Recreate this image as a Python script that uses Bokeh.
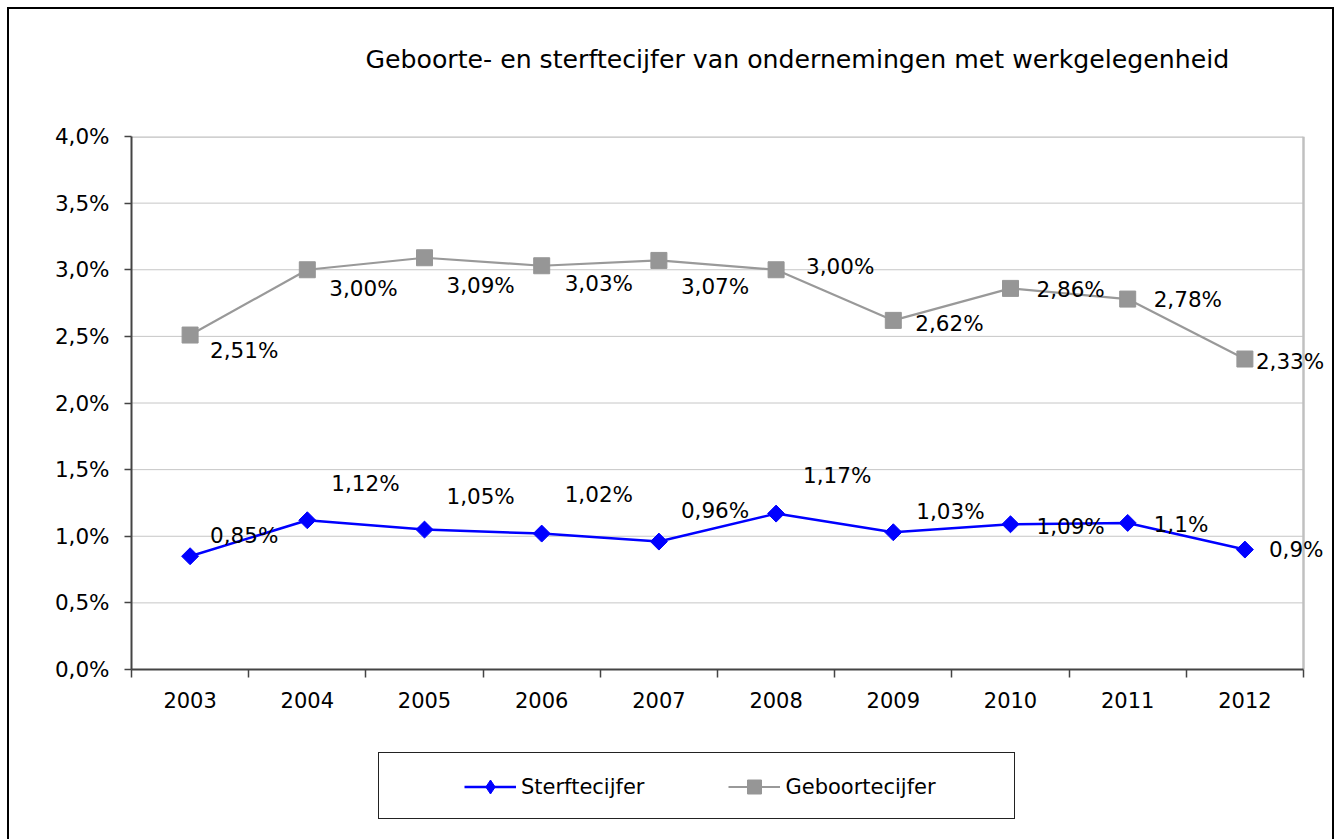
from bokeh.plotting import figure
from bokeh.layouts import column
from bokeh.models import (Range1d, FixedTicker, ColumnDataSource, LabelSet, Label,
                          Legend, LegendItem, InlineStyleSheet)
from bokeh.embed import file_html
from bokeh.resources import INLINE
from bokeh.core.properties import value
import math

# ---- data ----
years = ["2003", "2004", "2005", "2006", "2007", "2008", "2009", "2010", "2011", "2012"]
sterftecijfer = [0.85, 1.12, 1.05, 1.02, 0.96, 1.17, 1.03, 1.09, 1.10, 0.90]
geboortecijfer = [2.51, 3.00, 3.09, 3.03, 3.07, 3.00, 2.62, 2.86, 2.78, 2.33]
sterfte_labels = ["0,85%", "1,12%", "1,05%", "1,02%", "0,96%", "1,17%", "1,03%", "1,09%", "1,1%", "0,9%"]
geboorte_labels = ["2,51%", "3,00%", "3,09%", "3,03%", "3,07%", "3,00%", "2,62%", "2,86%", "2,78%", "2,33%"]
y_ticks = [0.0, 0.5, 1.0, 1.5, 2.0, 2.5, 3.0, 3.5, 4.0]
y_tick_labels = ["0,0%", "0,5%", "1,0%", "1,5%", "2,0%", "2,5%", "3,0%", "3,5%", "4,0%"]
title_text = "Geboorte- en sterftecijfer van ondernemingen met werkgelegenheid"
series_names = ["Sterftecijfer", "Geboortecijfer"]

# label placement (pixels, styling only)
sterfte_dx = [20, 24, 22, 23, 22, 27, 23, 26, 26, 24]
sterfte_dy = [21, 37, 33, 39, 31, 38, 21, -2, -2, 0]
geboorte_dx = [20, 22, 22, 23, 22, 30, 22, 26, 26, 11]
geboorte_dy = [-15, -19, -28, -18, -26, 3, -3, -1, 0, -2]

FONT = "DejaVu Sans"
BLUE, GRAY_M, GRAY_L = "#0000ff", "#969696", "#999999"
n = len(years)
xs = [i + 0.5 for i in range(n)]

W, H = 1336, 839
HT = 100                      # title strip height
HL = 109                      # legend strip height
HM = H - HT - HL              # main chart height
LEFT, RIGHT_AREA, TOP, BOTTOM = 131, 1303, 136, 669
x_end = n * (W - LEFT) / (RIGHT_AREA - LEFT)   # frame reaches the right edge so labels are not cut

outer_css = InlineStyleSheet(css="""
:host { position: relative; }
:host::after { content: ""; position: absolute; left: 7px; top: 7px; width: 1327px; height: 832px;
  border-left: 2px solid #000; border-top: 2px solid #000; border-right: 2px solid #000;
  box-sizing: border-box; pointer-events: none; z-index: 10; }
""")
legend_css = InlineStyleSheet(css="""
:host { position: relative; }
:host::before { content: ""; position: absolute; left: 378px; top: 22px; width: 637px; height: 67px;
  border: 1.5px solid #222; box-sizing: border-box; pointer-events: none; z-index: 10; }
""")


def strip(height, css=None):
    f = figure(width=W, height=height, output_backend="svg", toolbar_location=None,
               x_range=Range1d(-3, -2), y_range=Range1d(-3, -2),
               min_border_left=0, min_border_right=0, min_border_top=0, min_border_bottom=0,
               stylesheets=[css] if css else [])
    f.axis.visible = False
    f.grid.visible = False
    f.outline_line_color = None
    f.background_fill_color = "white"
    f.border_fill_color = "white"
    return f


# ---- title strip ----
t = strip(HT)
t.add_layout(Label(x=365 - LEFT, y=HT - 59, x_units="screen", y_units="screen", text=title_text,
                   text_font=FONT, text_font_size="25.2px", text_color="black",
                   text_align="left", text_baseline="middle"))

# ---- main chart ----
p = figure(width=W, height=HM, output_backend="svg", toolbar_location=None,
           x_range=Range1d(0, x_end), y_range=Range1d(0, 4),
           min_border_left=LEFT, min_border_right=0, min_border_top=TOP - HT,
           min_border_bottom=HT + HM - BOTTOM)
p.background_fill_color = "white"
p.border_fill_color = "white"
p.outline_line_color = None

# grid lines drawn only across the plot area (0..n)
p.xgrid.grid_line_color = None
p.ygrid.grid_line_color = None
p.segment(x0=[0] * (len(y_ticks) - 2), x1=[n] * (len(y_ticks) - 2), y0=y_ticks[1:-1], y1=y_ticks[1:-1],
          line_color="#c6c6c6", line_width=1)
# plot area border (top and right)
p.segment(x0=[0, n], x1=[n, n], y0=[y_ticks[-1], y_ticks[0]], y1=[y_ticks[-1], y_ticks[-1]],
          line_color="#c0c0c0", line_width=2.5)

# y axis
ya = p.yaxis[0]
ya.ticker = FixedTicker(ticks=y_ticks)
ya.major_label_overrides = {tk: l for tk, l in zip(y_ticks, y_tick_labels)}
ya.axis_line_color = "#444444"
ya.axis_line_width = 2
ya.major_tick_line_color = "#444444"
ya.major_tick_line_width = 1.5
ya.major_tick_out = 7
ya.major_tick_in = 0
ya.minor_tick_line_color = None
ya.major_label_text_font = FONT
ya.major_label_text_font_size = "21.5px"
ya.major_label_text_color = "black"
ya.major_label_standoff = 15

# x axis
xa = p.xaxis[0]
xa.bounds = (0, n)
xa.ticker = FixedTicker(ticks=xs, minor_ticks=list(range(n + 1)))
xa.major_label_overrides = {x: y for x, y in zip(xs, years)}
xa.axis_line_color = "#444444"
xa.axis_line_width = 2
xa.major_tick_line_color = None
xa.minor_tick_line_color = "#444444"
xa.minor_tick_line_width = 1.5
xa.minor_tick_out = 8
xa.minor_tick_in = 0
xa.major_label_text_font = FONT
xa.major_label_text_font_size = "21px"
xa.major_label_text_color = "black"
xa.major_label_standoff = 14

src = ColumnDataSource(dict(x=xs, s=sterftecijfer, g=geboortecijfer,
                            sl=sterfte_labels, gl=geboorte_labels,
                            sdx=sterfte_dx, sdy=sterfte_dy, gdx=geboorte_dx, gdy=geboorte_dy))

p.line("x", "g", source=src, line_color=GRAY_L, line_width=2.2)
p.scatter("x", "g", source=src, marker="square", size=16, fill_color=GRAY_M, line_color=GRAY_M)
p.line("x", "s", source=src, line_color=BLUE, line_width=2.5)
p.scatter("x", "s", source=src, marker="square", angle=math.pi / 4, size=12,
          fill_color=BLUE, line_color=BLUE)

p.add_layout(LabelSet(x="x", y="g", text="gl", source=src, x_offset="gdx", y_offset="gdy",
                      text_font=value(FONT), text_font_size="21.5px", text_color="black",
                      text_align="left", text_baseline="middle"))
p.add_layout(LabelSet(x="x", y="s", text="sl", source=src, x_offset="sdx", y_offset="sdy",
                      text_font=value(FONT), text_font_size="21.5px", text_color="black",
                      text_align="left", text_baseline="middle"))

# ---- legend strip (series drawn out of view; only their legend samples show) ----
q = strip(HL, legend_css)
r_sl = q.line("x", "s", source=src, line_color=BLUE, line_width=2.5)
r_sm = q.scatter("x", "s", source=src, marker="diamond", size=17, fill_color=BLUE, line_color=BLUE)
r_gl = q.line("x", "g", source=src, line_color=GRAY_L, line_width=2.2)
r_gm = q.scatter("x", "g", source=src, marker="square", size=14, fill_color=GRAY_M, line_color=GRAY_M)
legend = Legend(items=[LegendItem(label=series_names[0], renderers=[r_sl, r_sm]),
                       LegendItem(label=series_names[1], renderers=[r_gl, r_gm])],
                location=(333, 35), orientation="horizontal",
                border_line_color=None, background_fill_alpha=0,
                padding=0, margin=0, spacing=84, glyph_width=52, glyph_height=35,
                label_height=35, label_standoff=5,
                label_text_font=FONT, label_text_font_size="21px", label_text_color="black")
q.add_layout(legend, "center")

layout = column(t, p, q, spacing=0, stylesheets=[outer_css])
open("out.html", "w").write(file_html(layout, INLINE))
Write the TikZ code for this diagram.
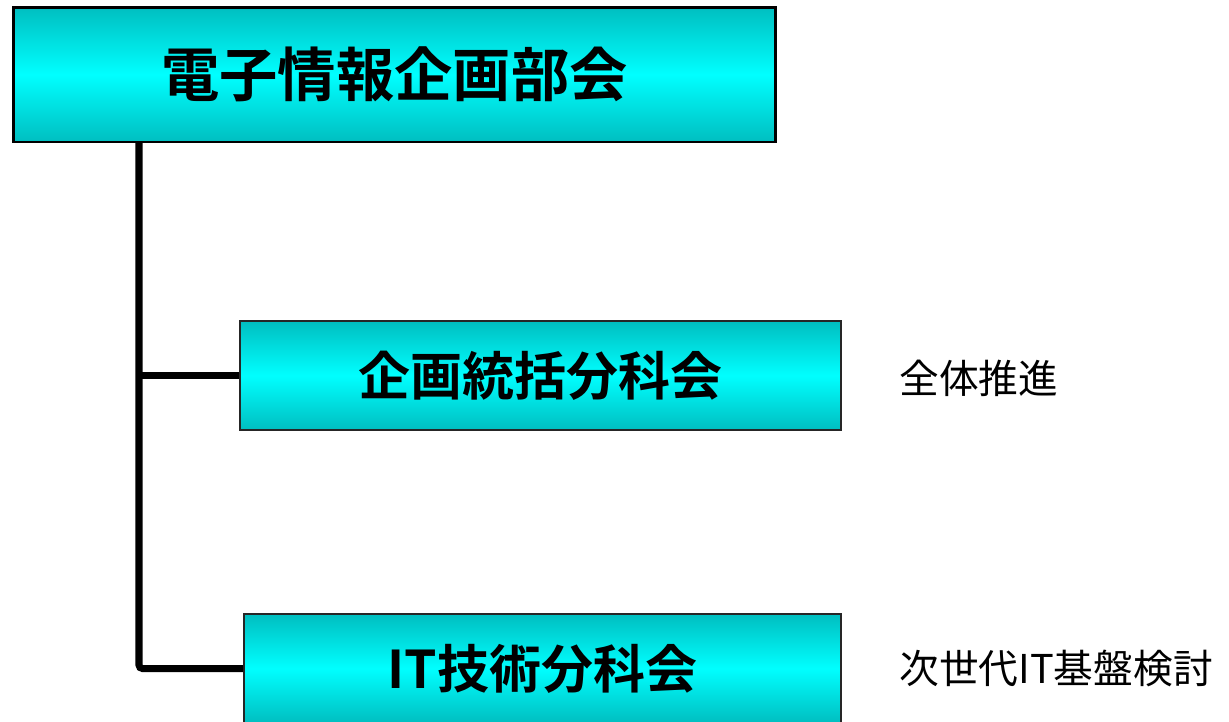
\documentclass[tikz,border=0pt]{standalone}
\usepackage{fontspec}
\newfontfamily\cjk{Noto Sans CJK JP}[BoldFont={Noto Sans CJK JP Bold}]
\definecolor{edgecyan}{RGB}{0,190,192}
\definecolor{midcyan}{RGB}{0,255,255}
\tikzset{
	boxfill/.style = {top color = edgecyan, bottom color = edgecyan, middle color = midcyan},
	headbox/.style = {boxfill, draw = black, line width = 1.7pt, inner sep = 0pt,
		minimum width = 15.26cm, minimum height = 2.7cm,
		font = \cjk\bfseries\fontsize{33.2}{37}\selectfont},
	subbox/.style = {boxfill, draw = black!85, line width = 1.1pt, inner sep = 0pt,
		minimum height = 2.18cm, font = \cjk\bfseries\fontsize{29.6}{33}\selectfont},
	note/.style = {anchor = west, inner sep = 0pt, font = \cjk\fontsize{22.6}{26}\selectfont},
	conn/.style = {line width = 4pt, rounded corners = 2pt}
}
\begin{document}
\begin{tikzpicture}[x = 0.02cm, y = -0.02cm]
	\clip (0,0) rectangle (1229,721);
	\coordinate[](trunk) at (139,142) ;

	% boxes
	\node[headbox](head) at (394.5,74.5) {電子情報企画部会};
	\node[subbox, minimum width = 12.02cm](plan) at (540.5,375.5) {企画統括分科会};
	\node[subbox, minimum width = 11.94cm](tech) at (542.5,668.5) {IT技術分科会};

	% notes
	\node[note](planNote) at (899,378) {全体推進};
	\node[note](techNote) at (899,668) {次世代IT基盤検討};

	% tree lines
	\draw[conn] (trunk) |- (tech.west);
	\draw[conn] (trunk |- plan.west) -- (plan.west);
\end{tikzpicture}
\end{document}
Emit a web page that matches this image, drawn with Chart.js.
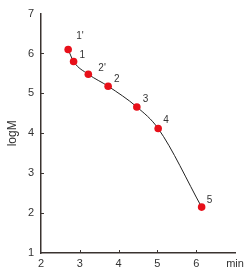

--------------------------------------------------

Challenge -
Begin at the top of the records above and retype each line exactly until the line containing "x_end = n *", which is included. Skip all pictures.

Solved exercise -
Recreate this image as a Python script that uses Bokeh.
from bokeh.plotting import figure
from bokeh.layouts import column
from bokeh.models import (Range1d, FixedTicker, ColumnDataSource, LabelSet, Label,
                          Legend, LegendItem, InlineStyleSheet)
from bokeh.embed import file_html
from bokeh.resources import INLINE
from bokeh.core.properties import value
import math

# ---- data ----
years = ["2003", "2004", "2005", "2006", "2007", "2008", "2009", "2010", "2011", "2012"]
sterftecijfer = [0.85, 1.12, 1.05, 1.02, 0.96, 1.17, 1.03, 1.09, 1.10, 0.90]
geboortecijfer = [2.51, 3.00, 3.09, 3.03, 3.07, 3.00, 2.62, 2.86, 2.78, 2.33]
sterfte_labels = ["0,85%", "1,12%", "1,05%", "1,02%", "0,96%", "1,17%", "1,03%", "1,09%", "1,1%", "0,9%"]
geboorte_labels = ["2,51%", "3,00%", "3,09%", "3,03%", "3,07%", "3,00%", "2,62%", "2,86%", "2,78%", "2,33%"]
y_ticks = [0.0, 0.5, 1.0, 1.5, 2.0, 2.5, 3.0, 3.5, 4.0]
y_tick_labels = ["0,0%", "0,5%", "1,0%", "1,5%", "2,0%", "2,5%", "3,0%", "3,5%", "4,0%"]
title_text = "Geboorte- en sterftecijfer van ondernemingen met werkgelegenheid"
series_names = ["Sterftecijfer", "Geboortecijfer"]

# label placement (pixels, styling only)
sterfte_dx = [20, 24, 22, 23, 22, 27, 23, 26, 26, 24]
sterfte_dy = [21, 37, 33, 39, 31, 38, 21, -2, -2, 0]
geboorte_dx = [20, 22, 22, 23, 22, 30, 22, 26, 26, 11]
geboorte_dy = [-15, -19, -28, -18, -26, 3, -3, -1, 0, -2]

FONT = "DejaVu Sans"
BLUE, GRAY_M, GRAY_L = "#0000ff", "#969696", "#999999"
n = len(years)
xs = [i + 0.5 for i in range(n)]

W, H = 1336, 839
HT = 100                      # title strip height
HL = 109                      # legend strip height
HM = H - HT - HL              # main chart height
LEFT, RIGHT_AREA, TOP, BOTTOM = 131, 1303, 136, 669
x_end = n * (W - LEFT) / (RIGHT_AREA - LEFT)   # frame reaches the right edge so labels are not cut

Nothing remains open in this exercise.